Complex: Throughout your personal chef endeavors, are there any unique challenges you’ve faced as a queer chef?
CJ: I’ve always been out about who I am, and [if] people didn’t agree with it, the biggest thing they would do was not support [my work] or say, ‘I’m not following you anymore.’
When I started, it was tough breaking in because there were a lot of people who did not want to share their resources or tell me what steps were needed to become a chef. It was like, ‘Oh, go to culinary school,’ and I’m not classically trained. I always tell people I went to the school of Grandma. I learned how to cook with my grandmother or from other grandmothers and I’m great at what I do. Being a Black woman was a tougher challenge than being queer because in the industry — especially when I was coming out — all you see is a lot of white male chefs. I didn’t get the opportunity [as a chef] until my mentor, Lisa Brooks, who is also a Black woman chef [helped me.] She’s leading the personal chef game here in North Carolina.

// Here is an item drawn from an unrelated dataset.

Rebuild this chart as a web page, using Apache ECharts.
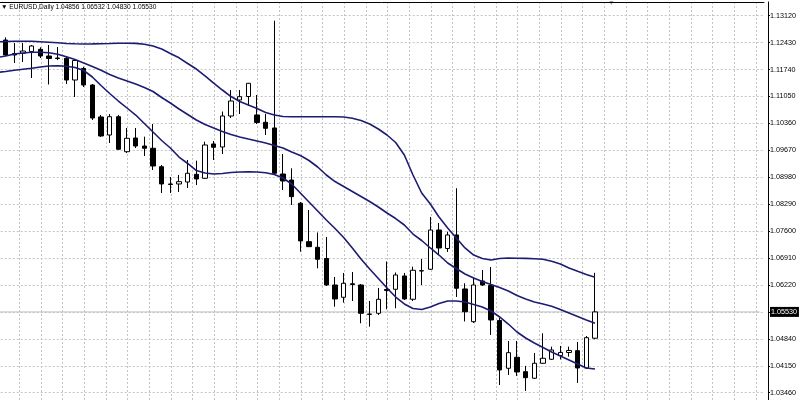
<!DOCTYPE html>
<html>
<head>
<meta charset="utf-8">
<script src="https://cdn.jsdelivr.net/npm/echarts@6/dist/echarts.min.js"></script>
<style>html,body{margin:0;padding:0;background:#fff}#c{width:800px;height:400px}</style>
</head>
<body>
<div id="c"></div>
<script>
// EURUSD Daily OHLC, oldest to newest (69 bars)
const opens  = [1.12497,1.12151,1.12156,1.12203,1.12259,1.12087,1.12036,1.12028,1.11472,1.11767,1.11344,1.10525,1.10063,1.10532,1.09635,1.09986,1.09781,1.09723,1.09251,1.08808,1.08808,1.08859,1.09056,1.08954,1.09833,1.09756,1.10550,1.10960,1.11050,1.10576,1.10389,1.10243,1.09064,1.08910,1.08314,1.07330,1.07186,1.06899,1.06220,1.05905,1.06251,1.06220,1.05465,1.05495,1.06105,1.06110,1.06451,1.05854,1.06579,1.06623,1.07629,1.07155,1.07501,1.06118,1.05280,1.06323,1.06208,1.05311,1.04086,1.04368,1.03999,1.03830,1.04214,1.04317,1.04414,1.04491,1.04537,1.04094,1.04856];
const highs  = [1.12566,1.12420,1.12420,1.12369,1.12310,1.12369,1.12318,1.12062,1.12010,1.11813,1.11370,1.10576,1.10601,1.10576,1.10243,1.10243,1.10020,1.10345,1.09295,1.08987,1.09039,1.09423,1.09405,1.09892,1.09910,1.10665,1.11216,1.11216,1.11396,1.11088,1.10601,1.12992,1.09577,1.09210,1.08347,1.08142,1.07565,1.07450,1.06425,1.06528,1.06553,1.06246,1.05810,1.06143,1.06822,1.06541,1.06528,1.06689,1.06886,1.07963,1.07809,1.07586,1.08698,1.06264,1.06425,1.06605,1.06682,1.05375,1.04786,1.04786,1.04145,1.04478,1.04983,1.04640,1.04658,1.04640,1.04760,1.04914,1.06532];
const lows   = [1.12087,1.11908,1.11934,1.11524,1.12036,1.11357,1.11985,1.11370,1.11037,1.11293,1.10448,1.10012,1.09858,1.09679,1.09602,1.09730,1.09525,1.09167,1.08577,1.08577,1.08603,1.08705,1.08782,1.08936,1.09423,1.09577,1.10499,1.10601,1.10806,1.10345,1.10063,1.09039,1.08654,1.08270,1.07073,1.07194,1.06648,1.06195,1.05664,1.05767,1.05810,1.05239,1.05152,1.05452,1.05598,1.05623,1.05836,1.05810,1.06220,1.06605,1.06989,1.07066,1.05913,1.05285,1.05247,1.06195,1.04939,1.03658,1.03915,1.03889,1.03505,1.03812,1.04196,1.04299,1.04312,1.04383,1.03710,1.04081,1.04830];
const closes = [1.12113,1.12113,1.12215,1.12344,1.12087,1.12023,1.12023,1.11472,1.11972,1.11344,1.10499,1.10038,1.10532,1.09697,1.09979,1.09781,1.09723,1.09269,1.08808,1.08795,1.08867,1.09082,1.08936,1.09807,1.09748,1.10550,1.10934,1.11045,1.11388,1.10384,1.10235,1.09082,1.08885,1.08483,1.07348,1.07202,1.06879,1.06220,1.05862,1.06264,1.06233,1.05495,1.05477,1.05854,1.06079,1.06477,1.05862,1.06597,1.06587,1.07629,1.07168,1.07501,1.06136,1.05536,1.06220,1.06220,1.05324,1.04043,1.04486,1.03991,1.03845,1.04214,1.04342,1.04555,1.04491,1.04542,1.04094,1.04870,1.05530];

// Bollinger bands: first value belongs to the bar just left of the visible window
const upperBand  = [1.12451,1.12459,1.12466,1.12466,1.12464,1.12454,1.12441,1.12425,1.12407,1.12400,1.12395,1.12397,1.12402,1.12407,1.12413,1.12413,1.12410,1.12390,1.12343,1.12267,1.12151,1.12041,1.11895,1.11754,1.11575,1.11395,1.11216,1.11049,1.10921,1.10832,1.10742,1.10639,1.10575,1.10537,1.10532,1.10532,1.10532,1.10532,1.10532,1.10532,1.10524,1.10491,1.10434,1.10345,1.10217,1.10063,1.09871,1.09550,1.09038,1.08577,1.08295,1.07962,1.07680,1.07424,1.07168,1.06988,1.06899,1.06860,1.06899,1.06911,1.06906,1.06901,1.06891,1.06881,1.06827,1.06758,1.06655,1.06571,1.06489,1.06417];
const middleBand = [1.12049,1.12087,1.12138,1.12164,1.12182,1.12182,1.12172,1.12131,1.12069,1.11997,1.11908,1.11818,1.11721,1.11613,1.11523,1.11447,1.11370,1.11280,1.11178,1.11024,1.10883,1.10729,1.10588,1.10447,1.10332,1.10242,1.10153,1.10076,1.10012,1.09960,1.09909,1.09858,1.09794,1.09730,1.09627,1.09538,1.09410,1.09243,1.09038,1.08871,1.08743,1.08615,1.08487,1.08359,1.08218,1.08064,1.07923,1.07757,1.07526,1.07360,1.07168,1.06988,1.06783,1.06642,1.06501,1.06399,1.06309,1.06232,1.06155,1.06066,1.05950,1.05861,1.05784,1.05733,1.05674,1.05592,1.05502,1.05412,1.05323,1.05238];
const lowerBand  = [1.11664,1.11690,1.11721,1.11746,1.11772,1.11805,1.11831,1.11836,1.11823,1.11792,1.11716,1.11549,1.11331,1.11126,1.10934,1.10755,1.10575,1.10358,1.10140,1.09922,1.09730,1.09499,1.09333,1.09153,1.09089,1.09064,1.09076,1.09102,1.09115,1.09120,1.09115,1.09094,1.09051,1.08961,1.08807,1.08577,1.08346,1.08116,1.07885,1.07667,1.07437,1.07168,1.06886,1.06629,1.06386,1.06143,1.05912,1.05733,1.05617,1.05592,1.05656,1.05745,1.05810,1.05810,1.05784,1.05720,1.05656,1.05553,1.05400,1.05220,1.05015,1.04861,1.04733,1.04618,1.04503,1.04400,1.04298,1.04195,1.04093,1.04067];

// price-scale tick labels
const yTicks = [1.03460,1.04150,1.04840,1.05530,1.06220,1.06910,1.07600,1.08290,1.08980,1.09670,1.10360,1.11050,1.11740,1.12430,1.13120];

const symbolName = 'EURUSD';
const periodName = 'Daily';

// ---- layout / build ----
const leadSlots = 1;      // bar partly hidden at left edge
const shiftSlots = 19;    // empty chart-shift space at right
const totalSlots = leadSlots + opens.length + shiftSlots;
const categories = [];
for (let i = 0; i < totalSlots; i++) categories.push(String(i));

const candleData = [['-','-','-','-']];
for (let i = 0; i < opens.length; i++) candleData.push([opens[i], closes[i], lows[i], highs[i]]);

const last = opens.length - 1;
const lastClose = closes[last];
// horizontal bid-price line across the whole window (from the last close)
const bidLine = categories.map(() => lastClose);

// vertical dotted grid positions (in slot units)
const vGrid = [];
for (let v = 2.57; v < totalSlots - 0.5; v += 2.5) vGrid.push(+v.toFixed(2));

const FONT = 'Liberation Sans';
const gridColor = '#c4c4c4';
const bandColor = '#1c1c72';

const chart = echarts.init(document.getElementById('c'), null, {renderer: 'canvas'});
chart.setOption({
  animation: false,
  backgroundColor: '#fff',
  title: {
    text: '\u25BC ' + symbolName + ',' + periodName + ' ' +
      [opens[last], highs[last], lows[last], closes[last]].map(v => v.toFixed(5)).join(' '),
    left: 1, top: 3.5, padding: 0,
    textStyle: {fontSize: 6.6, fontWeight: 'normal', fontFamily: FONT, color: '#000'}
  },
  graphic: [{
    type: 'text', left: 608, top: 0,
    style: {text: '\u25BC', fontSize: 7, fill: '#a0a0a0', fontFamily: FONT}
  }],
  grid: {left: -7.3, right: 36.03, top: 2, bottom: 0, containLabel: false, outerBoundsMode: 'none'},
  xAxis: [
    {
      type: 'category', data: categories, boundaryGap: true, position: 'bottom',
      axisLine: {show: false, onZero: false}, axisTick: {show: false},
      axisLabel: {show: false}, splitLine: {show: false}
    },
    {
      type: 'value', min: -0.5, max: totalSlots - 0.5, position: 'top',
      axisLine: {show: true, onZero: false, lineStyle: {color: '#000', width: 1}},
      axisTick: {show: false, customValues: vGrid},
      axisLabel: {show: false, customValues: vGrid},
      splitLine: {show: true, lineStyle: {color: gridColor, type: [2, 2], width: 1}}
    }
  ],
  yAxis: {
    type: 'value', position: 'right', offset: 4,
    min: 1.03273, max: 1.13471,
    axisLine: {show: true, onZero: false, lineStyle: {color: '#000', width: 1}},
    axisTick: {show: true, length: 2, customValues: yTicks, lineStyle: {color: '#000'}},
    axisLabel: {
      customValues: yTicks, margin: 2, fontSize: 7.2, fontFamily: FONT, color: '#000',
      formatter: v => Math.abs(v - lastClose) < 1e-7 ? '{cur|' + v.toFixed(5) + '}' : v.toFixed(5),
      rich: {cur: {backgroundColor: '#000', color: '#fff', fontSize: 7.2, fontFamily: FONT, padding: [2, 2, 1, 1]}}
    },
    splitLine: {show: true, lineStyle: {color: gridColor, type: [2, 2], width: 1}}
  },
  series: [
    {
      type: 'line', xAxisIndex: 0, yAxisIndex: 0, data: bidLine, z: 1,
      showSymbol: false, silent: true, lineStyle: {color: '#c0c0c0', width: 1}
    },
    {
      type: 'candlestick', xAxisIndex: 0, yAxisIndex: 0,
      data: candleData, barWidth: 5, z: 2,
      itemStyle: {color: '#ffffff', color0: '#000000', borderColor: '#000000', borderColor0: '#000000', borderWidth: 1}
    },
    {type: 'line', xAxisIndex: 0, data: upperBand, showSymbol: false, lineStyle: {color: bandColor, width: 1.6}, z: 3},
    {type: 'line', xAxisIndex: 0, data: middleBand, showSymbol: false, lineStyle: {color: bandColor, width: 1.6}, z: 3},
    {type: 'line', xAxisIndex: 0, data: lowerBand, showSymbol: false, lineStyle: {color: bandColor, width: 1.6}, z: 3}
  ]
});
</script>
</body>
</html>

Complex: As a restaurant owner, how have you maneuvered visibility in the restaurant space for queer chefs?
ES: A few ways: by being vocal, out, and proud of myself, and putting that at the forefront of my business and conversation. Through our hiring practices, 95% of my staff is queer-identifying, queer, or trans-identifying; also, in the way that I reinvest my resources, energy and privilege back into the community and New York. I do a lot of advocacy work for the Ali Forney Center in New York, which is the nation’s largest transitional housing system for LGBTQ+ and trans homeless youth. I do a lot of work with immigration equality and other organizations here in the city and state, but we also started by hosting a pop-up series to host queer chefs for pop-ups.
Complex: Since you both have mentioned the importance of community building, how can chefs outside of the queer community be more of an ally to up-and-coming queer chefs?
ES: If you want to be an ally within or outside of the community, I think it goes both ways. It’s about breaking out of the scarcity-competitive mindset, like, ‘Well, if I share this information with you, it’s gonna give you an upper hand, or it’s gonna give you access that I won’t have, or it’s gonna limit me.’ That’s such a problematic way of thinking. I’ve been thankful that the Brooklyn queer food community has been different than I experienced in the past.
We share resources. We share names. We share contacts. We share information with each other. If somebody’s reaching out to us about a gig, especially during pride month, we get together and chat, and we’re like, ‘They offered me this much. They offered me that much,’ so that we all know if they’re not trying to take advantage.
Complex: Is there a big financial lesson that you’ve learned as you’ve navigated your career that you could share with up-and-coming queer chefs?
CJ: Learn your food costs and how to calculate your profit.
ES: Ask questions. This goes back to this idea of sharing resources. I could’ve saved myself so much money if I asked more questions. Even through partnerships with events, make sure that [you’re] being protected. I was afraid to ask too many questions and make myself look incompetent or inexperienced. I think that we center our pride and our ego too much around our insecurity to look vulnerable through asking questions, but I think that that’s the best way to save yourself.